__Stated exercise__:
Return the listing below exactly, with the pictures dropped.

↓↓↓

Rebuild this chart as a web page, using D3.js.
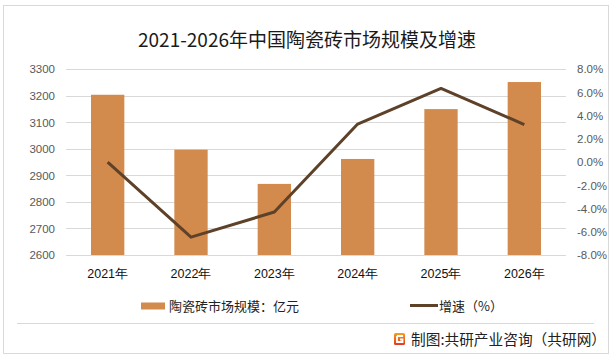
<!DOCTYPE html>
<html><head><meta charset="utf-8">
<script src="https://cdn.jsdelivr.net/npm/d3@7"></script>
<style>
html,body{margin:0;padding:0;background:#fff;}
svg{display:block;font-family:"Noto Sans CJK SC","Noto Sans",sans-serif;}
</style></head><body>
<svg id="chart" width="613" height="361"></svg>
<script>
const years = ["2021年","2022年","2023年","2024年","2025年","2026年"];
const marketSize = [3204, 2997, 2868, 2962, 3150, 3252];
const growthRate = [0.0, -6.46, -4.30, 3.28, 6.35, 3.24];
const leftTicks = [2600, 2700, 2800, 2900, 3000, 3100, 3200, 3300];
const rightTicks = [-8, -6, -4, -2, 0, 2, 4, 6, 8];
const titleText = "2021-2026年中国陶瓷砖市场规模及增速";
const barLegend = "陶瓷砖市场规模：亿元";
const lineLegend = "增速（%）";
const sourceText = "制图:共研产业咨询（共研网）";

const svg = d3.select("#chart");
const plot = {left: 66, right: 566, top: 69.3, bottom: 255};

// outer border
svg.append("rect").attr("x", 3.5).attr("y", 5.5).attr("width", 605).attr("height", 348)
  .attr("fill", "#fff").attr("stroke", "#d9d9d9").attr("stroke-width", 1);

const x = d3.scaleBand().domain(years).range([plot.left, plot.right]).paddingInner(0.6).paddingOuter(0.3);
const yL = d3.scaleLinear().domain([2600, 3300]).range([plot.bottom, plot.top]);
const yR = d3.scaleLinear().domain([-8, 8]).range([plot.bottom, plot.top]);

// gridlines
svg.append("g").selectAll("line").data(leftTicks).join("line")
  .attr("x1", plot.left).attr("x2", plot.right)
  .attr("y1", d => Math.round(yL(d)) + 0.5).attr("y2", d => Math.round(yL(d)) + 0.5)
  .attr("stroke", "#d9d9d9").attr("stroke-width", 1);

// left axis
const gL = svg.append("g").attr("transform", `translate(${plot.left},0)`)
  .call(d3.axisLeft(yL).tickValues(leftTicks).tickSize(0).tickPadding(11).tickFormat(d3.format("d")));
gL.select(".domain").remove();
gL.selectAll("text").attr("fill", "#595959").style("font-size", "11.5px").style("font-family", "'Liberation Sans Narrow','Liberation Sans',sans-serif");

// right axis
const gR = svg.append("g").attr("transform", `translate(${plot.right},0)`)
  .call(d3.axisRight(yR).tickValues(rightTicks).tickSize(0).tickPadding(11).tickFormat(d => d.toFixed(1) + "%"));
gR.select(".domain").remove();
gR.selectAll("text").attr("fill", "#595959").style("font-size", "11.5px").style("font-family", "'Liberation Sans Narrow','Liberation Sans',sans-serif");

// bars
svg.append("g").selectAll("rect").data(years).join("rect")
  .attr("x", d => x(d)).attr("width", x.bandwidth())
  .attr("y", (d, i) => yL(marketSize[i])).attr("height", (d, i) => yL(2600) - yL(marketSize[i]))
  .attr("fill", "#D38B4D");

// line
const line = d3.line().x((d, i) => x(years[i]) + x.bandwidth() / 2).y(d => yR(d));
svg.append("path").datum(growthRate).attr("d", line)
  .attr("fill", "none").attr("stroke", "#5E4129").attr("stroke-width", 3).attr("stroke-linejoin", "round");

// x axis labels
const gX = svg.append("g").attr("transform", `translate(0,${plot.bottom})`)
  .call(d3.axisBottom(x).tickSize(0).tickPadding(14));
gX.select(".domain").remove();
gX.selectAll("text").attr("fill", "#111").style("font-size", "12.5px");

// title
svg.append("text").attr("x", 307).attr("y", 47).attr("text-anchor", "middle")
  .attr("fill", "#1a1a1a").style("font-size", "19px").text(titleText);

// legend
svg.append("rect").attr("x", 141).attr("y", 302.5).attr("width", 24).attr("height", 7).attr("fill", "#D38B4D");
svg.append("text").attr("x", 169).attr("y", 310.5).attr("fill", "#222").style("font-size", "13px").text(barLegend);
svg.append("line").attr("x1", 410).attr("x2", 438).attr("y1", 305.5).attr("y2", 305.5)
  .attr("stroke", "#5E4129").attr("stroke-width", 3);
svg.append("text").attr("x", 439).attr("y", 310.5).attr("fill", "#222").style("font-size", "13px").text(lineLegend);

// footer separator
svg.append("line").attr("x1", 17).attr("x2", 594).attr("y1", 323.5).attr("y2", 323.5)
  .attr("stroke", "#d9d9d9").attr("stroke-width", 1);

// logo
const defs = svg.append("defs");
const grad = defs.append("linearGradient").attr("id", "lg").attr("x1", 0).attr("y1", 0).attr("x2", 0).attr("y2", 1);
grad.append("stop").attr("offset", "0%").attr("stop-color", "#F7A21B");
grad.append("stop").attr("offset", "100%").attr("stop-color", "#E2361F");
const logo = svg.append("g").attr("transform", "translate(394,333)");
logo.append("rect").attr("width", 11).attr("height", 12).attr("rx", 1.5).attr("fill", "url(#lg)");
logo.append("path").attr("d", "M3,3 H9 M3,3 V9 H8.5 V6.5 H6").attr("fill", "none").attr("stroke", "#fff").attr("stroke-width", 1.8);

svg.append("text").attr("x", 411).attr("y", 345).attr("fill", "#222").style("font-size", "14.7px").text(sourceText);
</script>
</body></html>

↑↑↑

__Response__:
Rebuild this chart as a web page, using D3.js.
<!DOCTYPE html>
<html><head><meta charset="utf-8">
<script src="https://cdn.jsdelivr.net/npm/d3@7"></script>
<style>
html,body{margin:0;padding:0;background:#fff;}
svg{display:block;font-family:"Noto Sans CJK SC","Noto Sans",sans-serif;}
</style></head><body>
<svg id="chart" width="613" height="361"></svg>
<script>
const years = ["2021年","2022年","2023年","2024年","2025年","2026年"];
const marketSize = [3204, 2997, 2868, 2962, 3150, 3252];
const growthRate = [0.0, -6.46, -4.30, 3.28, 6.35, 3.24];
const leftTicks = [2600, 2700, 2800, 2900, 3000, 3100, 3200, 3300];
const rightTicks = [-8, -6, -4, -2, 0, 2, 4, 6, 8];
const titleText = "2021-2026年中国陶瓷砖市场规模及增速";
const barLegend = "陶瓷砖市场规模：亿元";
const lineLegend = "增速（%）";
const sourceText = "制图:共研产业咨询（共研网）";

const svg = d3.select("#chart");
const plot = {left: 66, right: 566, top: 69.3, bottom: 255};

// outer border
svg.append("rect").attr("x", 3.5).attr("y", 5.5).attr("width", 605).attr("height", 348)
  .attr("fill", "#fff").attr("stroke", "#d9d9d9").attr("stroke-width", 1);

const x = d3.scaleBand().domain(years).range([plot.left, plot.right]).paddingInner(0.6).paddingOuter(0.3);
const yL = d3.scaleLinear().domain([2600, 3300]).range([plot.bottom, plot.top]);
const yR = d3.scaleLinear().domain([-8, 8]).range([plot.bottom, plot.top]);

// gridlines
svg.append("g").selectAll("line").data(leftTicks).join("line")
  .attr("x1", plot.left).attr("x2", plot.right)
  .attr("y1", d => Math.round(yL(d)) + 0.5).attr("y2", d => Math.round(yL(d)) + 0.5)
  .attr("stroke", "#d9d9d9").attr("stroke-width", 1);

// left axis
const gL = svg.append("g").attr("transform", `translate(${plot.left},0)`)
  .call(d3.axisLeft(yL).tickValues(leftTicks).tickSize(0).tickPadding(11).tickFormat(d3.format("d")));
gL.select(".domain").remove();
gL.selectAll("text").attr("fill", "#595959").style("font-size", "11.5px").style("font-family", "'Liberation Sans Narrow','Liberation Sans',sans-serif");

// right axis
const gR = svg.append("g").attr("transform", `translate(${plot.right},0)`)
  .call(d3.axisRight(yR).tickValues(rightTicks).tickSize(0).tickPadding(11).tickFormat(d => d.toFixed(1) + "%"));
gR.select(".domain").remove();
gR.selectAll("text").attr("fill", "#595959").style("font-size", "11.5px").style("font-family", "'Liberation Sans Narrow','Liberation Sans',sans-serif");

// bars
svg.append("g").selectAll("rect").data(years).join("rect")
  .attr("x", d => x(d)).attr("width", x.bandwidth())
  .attr("y", (d, i) => yL(marketSize[i])).attr("height", (d, i) => yL(2600) - yL(marketSize[i]))
  .attr("fill", "#D38B4D");

// line
const line = d3.line().x((d, i) => x(years[i]) + x.bandwidth() / 2).y(d => yR(d));
svg.append("path").datum(growthRate).attr("d", line)
  .attr("fill", "none").attr("stroke", "#5E4129").attr("stroke-width", 3).attr("stroke-linejoin", "round");

// x axis labels
const gX = svg.append("g").attr("transform", `translate(0,${plot.bottom})`)
  .call(d3.axisBottom(x).tickSize(0).tickPadding(14));
gX.select(".domain").remove();
gX.selectAll("text").attr("fill", "#111").style("font-size", "12.5px");

// title
svg.append("text").attr("x", 307).attr("y", 47).attr("text-anchor", "middle")
  .attr("fill", "#1a1a1a").style("font-size", "19px").text(titleText);

// legend
svg.append("rect").attr("x", 141).attr("y", 302.5).attr("width", 24).attr("height", 7).attr("fill", "#D38B4D");
svg.append("text").attr("x", 169).attr("y", 310.5).attr("fill", "#222").style("font-size", "13px").text(barLegend);
svg.append("line").attr("x1", 410).attr("x2", 438).attr("y1", 305.5).attr("y2", 305.5)
  .attr("stroke", "#5E4129").attr("stroke-width", 3);
svg.append("text").attr("x", 439).attr("y", 310.5).attr("fill", "#222").style("font-size", "13px").text(lineLegend);

// footer separator
svg.append("line").attr("x1", 17).attr("x2", 594).attr("y1", 323.5).attr("y2", 323.5)
  .attr("stroke", "#d9d9d9").attr("stroke-width", 1);

// logo
const defs = svg.append("defs");
const grad = defs.append("linearGradient").attr("id", "lg").attr("x1", 0).attr("y1", 0).attr("x2", 0).attr("y2", 1);
grad.append("stop").attr("offset", "0%").attr("stop-color", "#F7A21B");
grad.append("stop").attr("offset", "100%").attr("stop-color", "#E2361F");
const logo = svg.append("g").attr("transform", "translate(394,333)");
logo.append("rect").attr("width", 11).attr("height", 12).attr("rx", 1.5).attr("fill", "url(#lg)");
logo.append("path").attr("d", "M3,3 H9 M3,3 V9 H8.5 V6.5 H6").attr("fill", "none").attr("stroke", "#fff").attr("stroke-width", 1.8);

svg.append("text").attr("x", 411).attr("y", 345).attr("fill", "#222").style("font-size", "14.7px").text(sourceText);
</script>
</body></html>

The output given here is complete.